There’s something almost genteel and 19th-century about “The Return of the Sorcerer.”  It reads like an American response to British-style supernatural fiction, and I know I’d be a bigger fan of Smith’s work had more of it been written in this style. Unfortunately, however, there was always some new surrealistic horror for him to describe, and so off he went.
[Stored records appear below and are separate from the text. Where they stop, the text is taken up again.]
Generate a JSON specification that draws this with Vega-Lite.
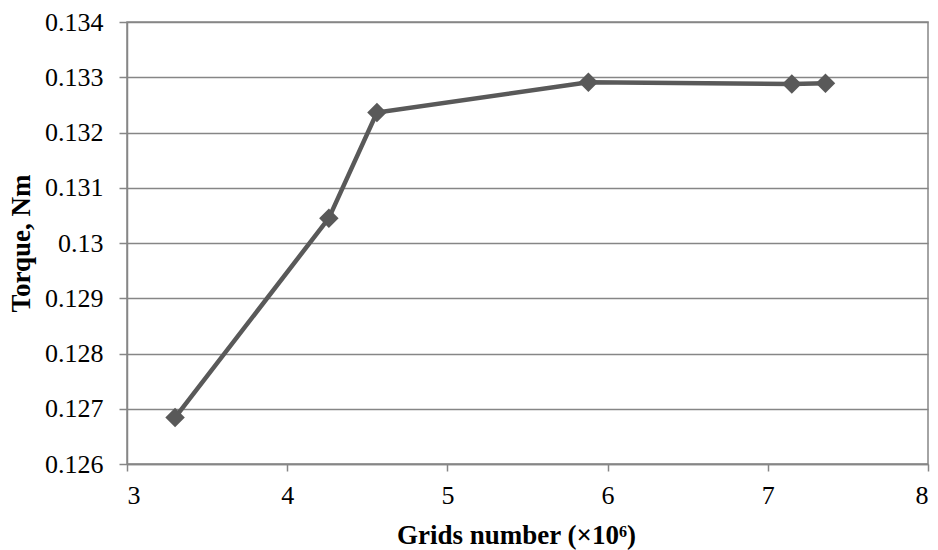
{
  "$schema": "https://vega.github.io/schema/vega-lite/v6.json",
  "autosize": "none",
  "width": 801,
  "height": 442,
  "padding": {"left": 127, "top": 22, "right": 10, "bottom": 86},
  "background": "white",
  "config": {
    "view": {"stroke": "#868686", "strokeWidth": 1.5},
    "font": "Liberation Serif"
  },
  "data": {
    "values": [
      {"grids": 3.30, "torque": 0.12684},
      {"grids": 4.26, "torque": 0.13045},
      {"grids": 4.56, "torque": 0.13236},
      {"grids": 5.88, "torque": 0.13291},
      {"grids": 7.15, "torque": 0.13288},
      {"grids": 7.36, "torque": 0.13289}
    ]
  },
  "encoding": {
    "x": {
      "field": "grids",
      "type": "quantitative",
      "scale": {"domain": [3, 8], "nice": false, "zero": false},
      "axis": {
        "title": "Grids number (×10⁶)",
        "values": [3, 4, 5, 6, 7, 8],
        "grid": false,
        "domainColor": "#868686",
        "domainWidth": 1.5,
        "tickColor": "#868686",
        "tickWidth": 1.5,
        "tickSize": 7,
        "labelPadding": 11,
        "labelFont": "Liberation Serif",
        "labelFontSize": 26,
        "labelColor": "black",
        "titleFont": "Liberation Serif",
        "titleFontSize": 27,
        "titleFontWeight": "bold",
        "titleColor": "black",
        "titlePadding": 14,
        "titleX": 389,
        "titleAlign": "center"
      }
    },
    "y": {
      "field": "torque",
      "type": "quantitative",
      "scale": {"domain": [0.126, 0.134], "nice": false, "zero": false},
      "axis": {
        "title": "Torque, Nm",
        "values": [0.126, 0.127, 0.128, 0.129, 0.13, 0.131, 0.132, 0.133, 0.134],
        "format": ".3~f",
        "grid": true,
        "gridColor": "#868686",
        "gridWidth": 1.5,
        "domainColor": "#868686",
        "domainWidth": 1.5,
        "tickColor": "#868686",
        "tickWidth": 1.5,
        "tickSize": 8,
        "labelPadding": 16,
        "labelFont": "Liberation Serif",
        "labelFontSize": 26,
        "labelColor": "black",
        "titleFont": "Liberation Serif",
        "titleFontSize": 27,
        "titleFontWeight": "bold",
        "titleColor": "black",
        "titlePadding": 9
      }
    }
  },
  "layer": [
    {
      "mark": {"type": "line", "color": "#595959", "strokeWidth": 4.5}
    },
    {
      "mark": {"type": "point", "shape": "diamond", "filled": true, "color": "#595959", "opacity": 1, "size": 380}
    }
  ]
}
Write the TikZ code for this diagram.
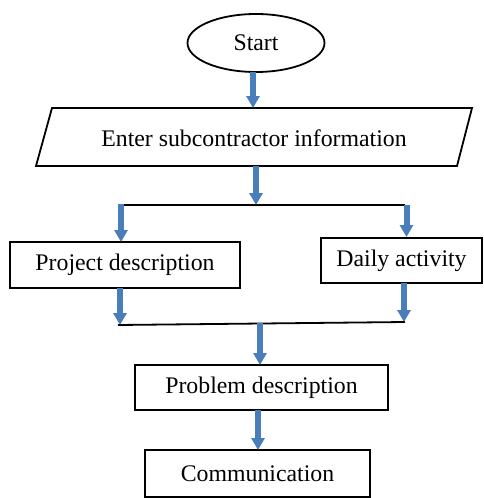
\documentclass[tikz,border=0pt]{standalone}
\usepackage{fontspec}
\setmainfont{Liberation Serif}
\usetikzlibrary{arrows.meta,shapes.geometric}
\definecolor{arrblue}{HTML}{4A7EBB}
\begin{document}
\begin{tikzpicture}[x=1pt,y=-1pt,
  txt/.style={font=\fontsize{23.8}{27}\selectfont},
  box/.style={draw,line width=1.8pt,inner sep=0pt,outer sep=0pt,txt},
  barrow/.style={draw=arrblue,line width=6pt,-{Triangle[width=13pt,length=12pt]}},
  joinline/.style={line width=1.8pt}]
\useasboundingbox (0,0) rectangle (483,498);
% Start
\node[box,ellipse,minimum width=137pt,minimum height=58pt] (start) at (256,43) {Start};
% Enter (parallelogram)
\draw[line width=1.8pt] (52,108) -- (472,108) -- (457,166) -- (36,166) -- cycle;
\node[txt,inner sep=0pt] (enter) at (254,138) {Enter subcontractor information};
\coordinate (enterTop) at (253,108);
\coordinate (enterBot) at (256,166);
% junction top
\coordinate (jtL) at (118,205);
\coordinate (jtR) at (405,205);
\coordinate (jtM) at (256,205);
\coordinate (jtLa) at (121,204);
\coordinate (jtRa) at (406.5,205);
\draw[joinline] (jtL) -- (jtR);
% boxes
\node[box,minimum width=230pt,minimum height=46pt] (proj) at (125,265) {Project description};
\node[box,minimum width=161pt,minimum height=45pt] (daily) at (401.5,260.5) {Daily activity};
% junction bottom
\coordinate (jbL) at (118,325);
\coordinate (jbR) at (405,322);
\coordinate (jbM) at (260,323);
\draw[joinline] (jbL) -- (jbR);
\node[box,minimum width=253pt,minimum height=45pt] (prob) at (261.5,387.5) {Problem description};
\node[box,minimum width=225pt,minimum height=47pt] (comm) at (257.5,473.5) {Communication};
% arrows
\draw[barrow] (start.south -| enterTop) -- (enterTop);
\draw[barrow] (enterBot) -- (jtM);
\draw[barrow] (jtLa) -- (jtLa |- proj.north);
\draw[barrow] (jtRa) -- ([yshift=1pt]jtRa |- daily.north);
\draw[barrow] (proj.south -| 120,0) -- (120,325);
\draw[barrow] (daily.south -| 404,0) -- (404,322);
\draw[barrow] (jbM) -- (jbM |- prob.north);
\draw[barrow] (prob.south -| 258,0) -- (258,450);
\end{tikzpicture}
\end{document}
One final note: “The Return of the Sorcerer” was adapted for television in 1972, as a episode of Rod Serling‘s Night Gallery. It starred Vincent Price as Carnby, and Bill Bixby as the translator, whose name was inexplicably changed to “Noel Evans.” The show took a number of other liberties with Smith’s story as well, but it was redeemed by a self-parodying late-’60s patina (e.g., a black mass is described as “far out”), cheesy production tricks (such as a hallway in Carnby’s house being full of fog) and Vincent Price, who’s always fun. The episode can be seen on Hulu.

___________________

*This quote is from the “Clark Ashton Smith” entry in The Penguin Encyclopedia of Horror and the Supernatural, edited by Jack Sullivan. Published in 1986, it is excellent (with contributors ranging from Jacques Barzun to Ramsey Campbell), yet long out of print, sadly. If you ever have a chance to buy a copy, be sure to snap it up. Its ISBN-10 is 0-670-80902-0.

**That’s right — I said aggressive mutant Venezuelan foliage. See “The Seed from the Sepulcher,” from the October 1933 edition of Weird Tales, if you dare.